Именно убеждение, что разбита не Россия, а порядки наши, подняло гордо мою голову со дня приезда моего в Париж и это дало мне силы в Америке одержать нравственную победу, а, с другой стороны, возмутило меня, когда мне пришлось показываться на парижских улицах и видеть отношение ко мне части французского населения. Впрочем, может быть, но во всяком случае только отчасти, я преувеличивал отношение ко мне многих французов, что так было бы естественно щепетильной гордости представителя России, очутившейся случайно в несчастном положении. Если в Париже отношение к представителю России населения меня несколько коробило, то чувство это еще усилилось в Шербурге, где было оказано мне и моим сотрудникам, с которыми я там встретился, полное невнимание.

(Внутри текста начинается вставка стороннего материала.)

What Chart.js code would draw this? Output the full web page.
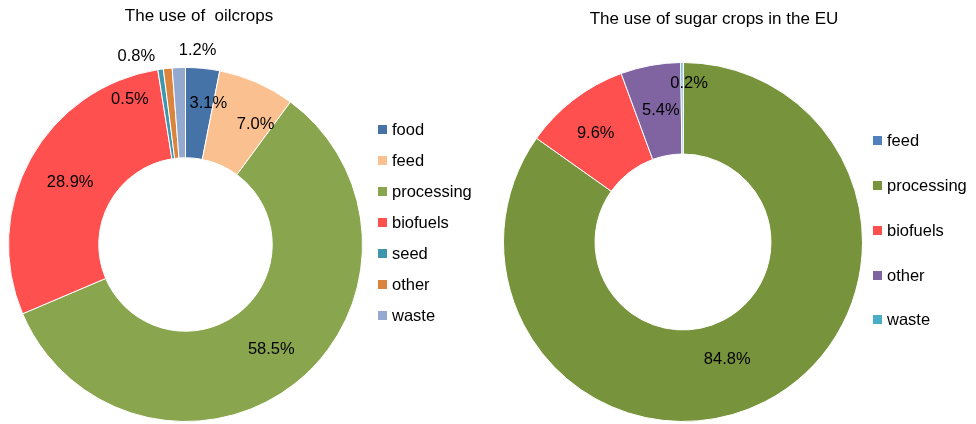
<!DOCTYPE html>
<html>
<head>
<meta charset="utf-8">
<script src="https://cdn.jsdelivr.net/npm/chart.js@4.4.1/dist/chart.umd.min.js"></script>
<style>
  html, body { margin: 0; padding: 0; background: #fff; overflow: hidden; }
  body { width: 976px; height: 424px; position: relative; font-family: "Liberation Sans", Arial, sans-serif; color: #000; }
  .panel { position: absolute; top: 0; width: 488px; height: 424px; }
  .panel canvas { position: absolute; left: 0; top: 0; }
  .title { position: absolute; font-size: 17px; line-height: 20px; text-align: center; white-space: pre; }
  .legend { position: absolute; margin: 0; padding: 0; list-style: none; font-size: 16.5px; }
  .legend li { display: flex; align-items: center; white-space: nowrap; }
  .legend .box { display: inline-block; width: 9px; height: 9px; margin-right: 5px; }
</style>
</head>
<body>
<div class="panel" style="left:0">
  <canvas id="oilChart" width="488" height="424"></canvas>
  <div class="title" style="left:0; width:398px; top:6px">The use of  oilcrops</div>
  <ul class="legend" id="oilLegend" style="left:378px; top:113.5px"></ul>
</div>
<div class="panel" style="left:488px">
  <canvas id="sugarChart" width="488" height="424"></canvas>
  <div class="title" style="left:0; width:452px; top:9px">The use of sugar crops in the EU</div>
  <ul class="legend" id="sugarLegend" style="left:385px; top:118.6px"></ul>
</div>
<script>
// oilcrops (% of use)
const oilLabels = ['food', 'feed', 'processing', 'biofuels', 'seed', 'other', 'waste'];
const oilValues = [3.1, 7.0, 58.5, 28.9, 0.5, 0.8, 1.2];
const oilColors = ['#4572A7', '#FAC08F', '#89A54E', '#FF5050', '#3D96AE', '#DB843D', '#93A9CF'];

// sugar crops in the EU (% of use), feed is a sliver with no label
const sugarLabels = ['feed', 'processing', 'biofuels', 'other', 'waste'];
const sugarValues = [0.05, 84.8, 9.6, 5.4, 0.2];
const sugarColors = ['#4F81BD', '#77933C', '#FF5050', '#8064A2', '#4BACC6'];

// nudges for the percent labels, like the hand placed ones in the original
const oilLabelShift = [[10, -10], [17, 1], [4, 2], [0, 2], [-37, -14], [-36, -57], [17, -62]];
const sugarLabelShift = [[0, 0], [-17, -1], [-6, -2], [2, 0], [7, -25]];

const sliceLabels = {
    id: 'sliceLabels',
    afterDatasetsDraw(chart, args, opts) {
        const ctx = chart.ctx;
        const values = chart.data.datasets[0].data;
        ctx.save();
        ctx.font = '16.5px "Liberation Sans", Arial, sans-serif';
        ctx.fillStyle = '#000';
        ctx.textAlign = 'center';
        ctx.textBaseline = 'middle';
        chart.getDatasetMeta(0).data.forEach((arc, i) => {
            if (values[i] < 0.1) return;
            const p = arc.tooltipPosition();
            const s = opts.shift[i] || [0, 0];
            ctx.fillText(values[i].toFixed(1) + '%', p.x + s[0], p.y + s[1]);
        });
        ctx.restore();
    }
};

function makeDoughnut(id, labels, values, colors, shift, padding) {
    const ctx = document.getElementById(id).getContext('2d');
    return new Chart(ctx, {
        type: 'doughnut',
        data: {
            labels: labels,
            datasets: [{
                data: values,
                backgroundColor: colors,
                borderColor: '#fff',
                borderWidth: 1
            }]
        },
        options: {
            responsive: false,
            animation: false,
            cutout: '49%',
            layout: { padding: padding },
            plugins: {
                legend: { display: false },
                tooltip: { enabled: false },
                sliceLabels: { shift: shift }
            }
        },
        plugins: [sliceLabels]
    });
}

function buildLegend(chart, listId, rowHeight) {
    const ul = document.getElementById(listId);
    const items = chart.options.plugins.legend.labels.generateLabels(chart);
    items.forEach(item => {
        const li = document.createElement('li');
        li.style.height = rowHeight + 'px';
        const box = document.createElement('span');
        box.className = 'box';
        box.style.background = item.fillStyle;
        li.appendChild(box);
        li.appendChild(document.createTextNode(item.text));
        ul.appendChild(li);
    });
}

const oilChart = makeDoughnut('oilChart', oilLabels, oilValues, oilColors, oilLabelShift,
    { left: 8, right: 125, top: 67, bottom: 2 });
const sugarChart = makeDoughnut('sugarChart', sugarLabels, sugarValues, sugarColors, sugarLabelShift,
    { left: 15, right: 113, top: 62, bottom: 2 });

buildLegend(oilChart, 'oilLegend', 31);
buildLegend(sugarChart, 'sugarLegend', 44.75);
</script>
</body>
</html>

Я, затем, это высказал некоторым французским корреспондентам, которые, вероятно, передали это Рувье, ибо при обратном моем проезде он передо мною извинялся. Поэтому, когда я подъехал в Шербург к немецкому пароходу и на нем раздались звуки: "Боже Царя храни", и все pyccкие и многие не pyccкие пассажиры обнажили вместе со мною головы, то такое отношение к России, конечно, было для меня в высшей степени отрадно и еще более приподняло мой дух.